§ **DATA EXCERPT**
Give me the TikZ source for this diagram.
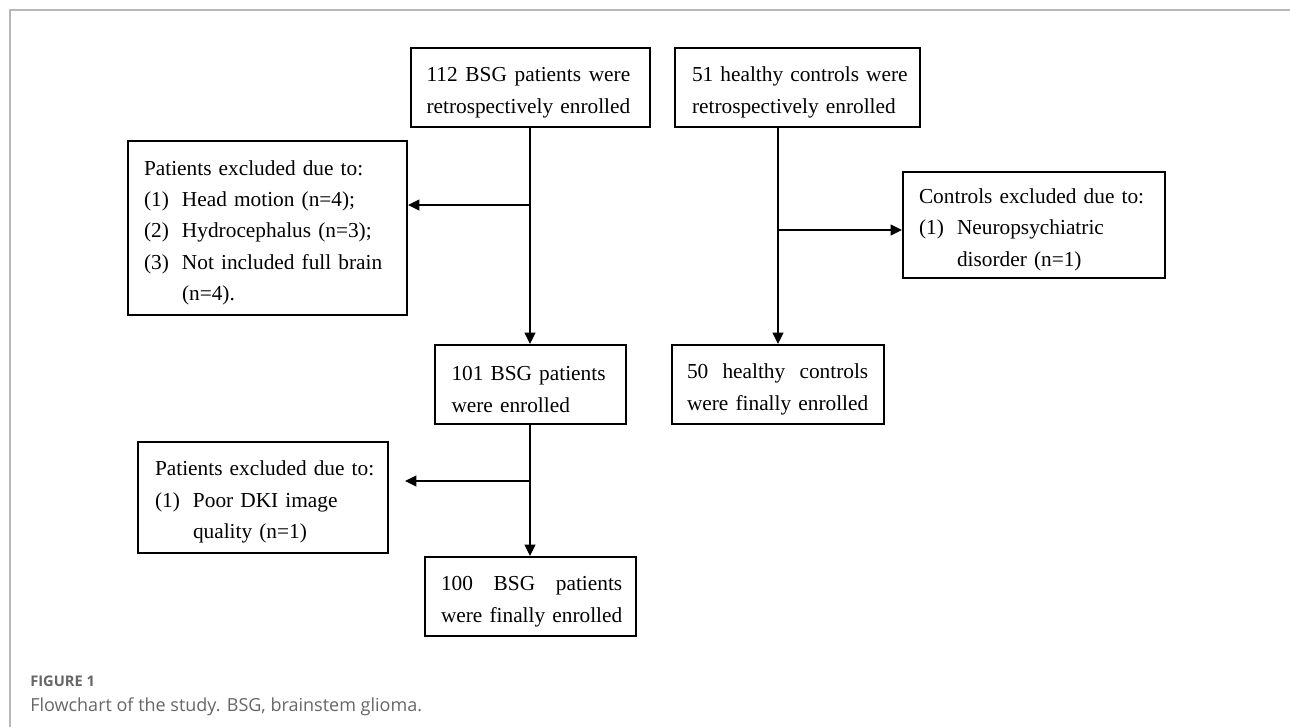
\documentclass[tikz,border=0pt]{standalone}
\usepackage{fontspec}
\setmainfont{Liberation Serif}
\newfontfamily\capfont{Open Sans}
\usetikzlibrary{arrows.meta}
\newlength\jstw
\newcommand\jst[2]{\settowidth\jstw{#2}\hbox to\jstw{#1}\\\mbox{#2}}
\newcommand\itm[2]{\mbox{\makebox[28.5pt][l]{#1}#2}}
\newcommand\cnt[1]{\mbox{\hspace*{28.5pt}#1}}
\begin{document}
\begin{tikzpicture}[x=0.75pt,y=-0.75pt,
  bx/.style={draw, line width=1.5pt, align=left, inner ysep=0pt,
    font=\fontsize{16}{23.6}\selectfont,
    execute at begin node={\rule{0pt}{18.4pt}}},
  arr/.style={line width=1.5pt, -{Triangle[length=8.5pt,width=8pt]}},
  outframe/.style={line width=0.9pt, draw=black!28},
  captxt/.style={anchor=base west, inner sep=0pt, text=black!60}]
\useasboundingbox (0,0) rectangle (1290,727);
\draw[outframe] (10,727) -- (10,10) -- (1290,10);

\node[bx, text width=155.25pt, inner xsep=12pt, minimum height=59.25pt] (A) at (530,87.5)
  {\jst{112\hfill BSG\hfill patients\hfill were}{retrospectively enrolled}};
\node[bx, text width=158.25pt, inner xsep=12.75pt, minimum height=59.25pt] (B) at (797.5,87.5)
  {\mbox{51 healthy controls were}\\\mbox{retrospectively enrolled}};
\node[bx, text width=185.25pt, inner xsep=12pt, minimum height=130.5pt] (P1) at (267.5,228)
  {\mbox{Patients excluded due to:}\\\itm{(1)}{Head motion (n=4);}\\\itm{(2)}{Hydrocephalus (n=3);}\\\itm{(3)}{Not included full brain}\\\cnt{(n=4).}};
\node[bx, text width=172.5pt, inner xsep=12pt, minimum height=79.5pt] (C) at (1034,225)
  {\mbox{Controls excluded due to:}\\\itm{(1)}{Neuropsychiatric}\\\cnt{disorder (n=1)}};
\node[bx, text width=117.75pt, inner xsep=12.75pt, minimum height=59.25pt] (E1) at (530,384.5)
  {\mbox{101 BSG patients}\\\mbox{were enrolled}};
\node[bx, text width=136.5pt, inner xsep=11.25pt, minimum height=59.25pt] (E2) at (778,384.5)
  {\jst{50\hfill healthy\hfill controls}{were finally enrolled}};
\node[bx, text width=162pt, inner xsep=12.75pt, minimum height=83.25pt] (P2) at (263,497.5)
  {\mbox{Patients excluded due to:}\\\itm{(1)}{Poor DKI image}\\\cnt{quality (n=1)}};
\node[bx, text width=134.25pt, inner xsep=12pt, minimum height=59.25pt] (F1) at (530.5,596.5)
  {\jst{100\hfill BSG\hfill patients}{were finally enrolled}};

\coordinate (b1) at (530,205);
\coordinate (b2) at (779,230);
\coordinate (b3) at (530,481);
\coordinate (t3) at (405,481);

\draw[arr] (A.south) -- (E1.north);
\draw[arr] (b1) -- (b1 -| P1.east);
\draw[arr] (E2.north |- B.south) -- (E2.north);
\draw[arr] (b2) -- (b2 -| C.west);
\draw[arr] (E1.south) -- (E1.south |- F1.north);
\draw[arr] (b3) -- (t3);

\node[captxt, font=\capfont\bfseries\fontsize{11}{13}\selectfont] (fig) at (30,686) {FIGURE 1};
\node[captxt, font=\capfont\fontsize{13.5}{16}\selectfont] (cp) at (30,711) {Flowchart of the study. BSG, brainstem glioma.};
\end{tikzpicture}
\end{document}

§ **SHORT TASK**
Pictures stay out. Repeat only the lines from the beginning of the data through the line that has "(10,10) -- (1290,10);".

§ **RESPONSE**
Give me the TikZ source for this diagram.
\documentclass[tikz,border=0pt]{standalone}
\usepackage{fontspec}
\setmainfont{Liberation Serif}
\newfontfamily\capfont{Open Sans}
\usetikzlibrary{arrows.meta}
\newlength\jstw
\newcommand\jst[2]{\settowidth\jstw{#2}\hbox to\jstw{#1}\\\mbox{#2}}
\newcommand\itm[2]{\mbox{\makebox[28.5pt][l]{#1}#2}}
\newcommand\cnt[1]{\mbox{\hspace*{28.5pt}#1}}
\begin{document}
\begin{tikzpicture}[x=0.75pt,y=-0.75pt,
  bx/.style={draw, line width=1.5pt, align=left, inner ysep=0pt,
    font=\fontsize{16}{23.6}\selectfont,
    execute at begin node={\rule{0pt}{18.4pt}}},
  arr/.style={line width=1.5pt, -{Triangle[length=8.5pt,width=8pt]}},
  outframe/.style={line width=0.9pt, draw=black!28},
  captxt/.style={anchor=base west, inner sep=0pt, text=black!60}]
\useasboundingbox (0,0) rectangle (1290,727);
\draw[outframe] (10,727) -- (10,10) -- (1290,10);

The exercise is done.